U-M Health and Retirement Study scientists practice what their research shows most Americans want

When Bob Willis thought about retiring, he knew just how he wanted to do it. Slowly. Or maybe never.

Since 1995 Willis, 66, a University of Michigan economist, has directed the enormous Health and Retirement Study conducted by the U-M Institute for Social Research (ISR) and funded by the National Institute on Aging. One of the largest and most ambitious social science research projects in the world, the study surveys a nationally representative sample of more than 20,000 Americans over the age of 50 every other year to track how they are doing as they age.

"I was really interested in divesting myself of the administrative duties connected with the study so I could spend more time on a new line of research I've been pursuing," Willis said. "But I also wanted to stay actively involved with the Health and Retirement Study. This study, and the people who work on it, are an important part of my life."

Willis had always consulted closely with the study's founding director, U-M economist F. Thomas Juster, 80, who embodies the process of retiring so gradually you don't really retire at all in any conventional sense. For years after Juster formally retired, he showed up in his ISR office on a daily basis. "Isn't he retired?" puzzled staffers asked each other.

In fact, findings from the Health & Retirement Study itself clearly show that gradual retirement---rather than working full tilt one day and not at all the next---is the way most Americans would do it if they had the choice. Three out of every four older workers would prefer to reduce their hours gradually rather than retire abruptly, according to the study. But employers' lack of flexibility about working hours usually prevents this. Among working study participants between the ages of 57 and 67, only 13 percent described themselves as "partially retired."

One analysis of the study data, supported by the ISR Michigan Retirement Research Center, found that two-thirds of workers would partially retire if firms allowed them to scale back their hours at the same hourly wage they earned while working full-time. And if this happened, the percent of the population between the ages of 62 and 69 who are completely retired would drop by 10 to 15 percent---taking some of the strain off Social Security and raising the rates of experienced workers in the labor force at a time when the country needs it the most---just when the baby boomers are reaching the traditional age of retirement.

So Willis is in the lucky minority, his own study clearly shows. He is also lucky that his colleague and study co-director, economist David Weir, was already in place and ready to take the reins.

"As we talked about this transition, we were very aware of the necessary and healthy tension between continuity and change," said Weir, 52. "A key reason for doing it this way was to preserve the wisdom of people who have been involved in the study for a long time while at the same time nurturing the next generation of researchers."

For the last several years, Weir, in a kind of gradual promotion that's the mirror image of Willis's gradual retirement, has worked on a new set of ideas that are moving the study firmly into the 21st century.
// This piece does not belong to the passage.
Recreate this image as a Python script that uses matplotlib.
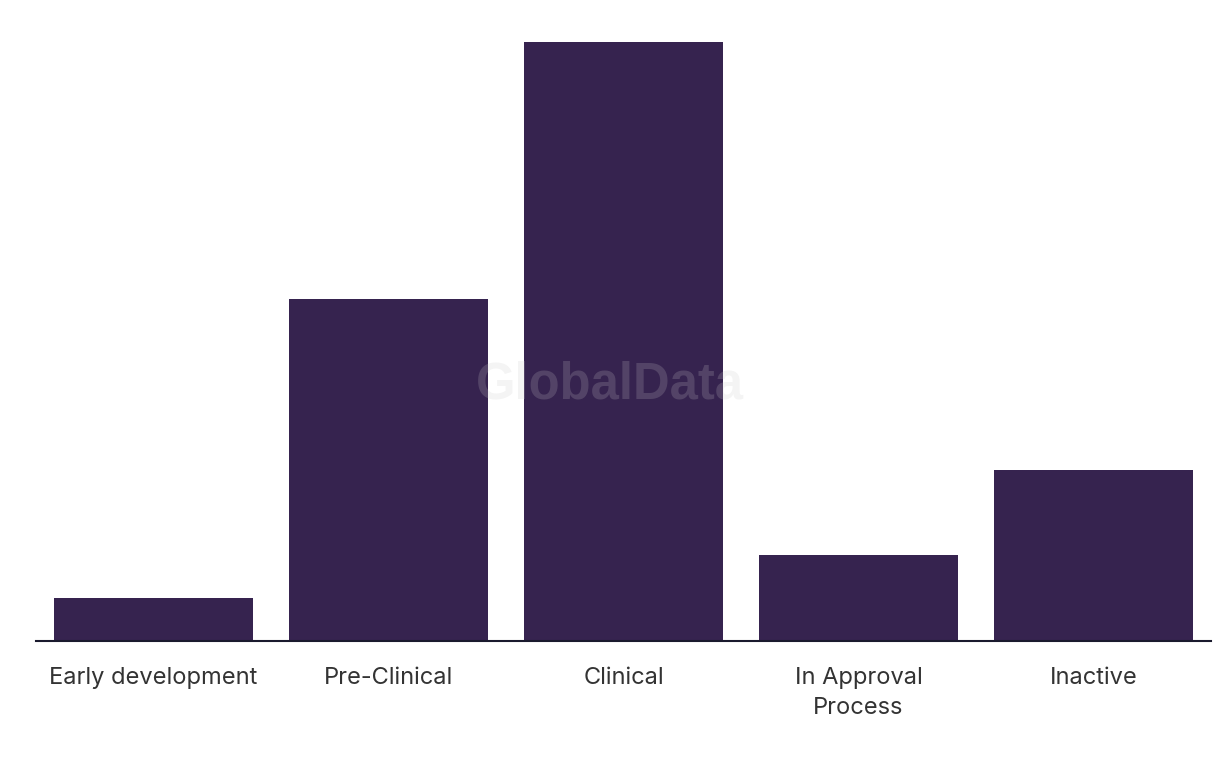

Researchers have started collecting biomarker data from participants---DNA samples, blood pressure measurements and fingerprint blood spot samples to check for common disease markers. The questionnaire that participants answer now includes many more items designed to find out how people are doing emotionally. Instead of simply asking whether or not they have a partner, for example, the new questionnaire asks about the quality of the relationship: whether you can open up to your partner if you need to talk about your worries, how much they get on your nerves.

Last week in Ann Arbor, the Health and Retirement Study team held a dinner and series of meetings to formally mark the leadership and organizational changes. Willis became the chair of the study's steering committee. He remains an active partner in the study, and serves as an adviser to a growing number of international studies---in Britain, the European Union, Israel, and soon in China, Japan and Thailand---all of them modeled on the U.S. study. Weir became the principal investigator and director of the study. The event also marked a change in the roles of Juster and other long-time collaborators from around the country, who are moving away from day-to-day involvement in the study. But no one is retiring. "We think of it as graduation rather than retirement," Weir said. "It's a time to move forward, not to call it a day. And June is the traditional month for graduation ceremonies."

Today, Weir and Willis are in Washington, D.C. to present "Growing Older in America: The Health and Retirement Study," a book produced by the National Institute on Aging, to policymakers and the media. The volume summarizes many of the study's findings to date, and highlights the role of the Health and Retirement Study as a major resource on aging in America. The event also marks the transition from one generation to the next. According to a plan Bob Willis set in motion shortly after he took the helm, the first big group of baby boomers joined the study recently. And now, with the boomers entering their 60s and closing in on retirement---whatever that means---a boomer is firmly installed as the Health and Retirement Study's director.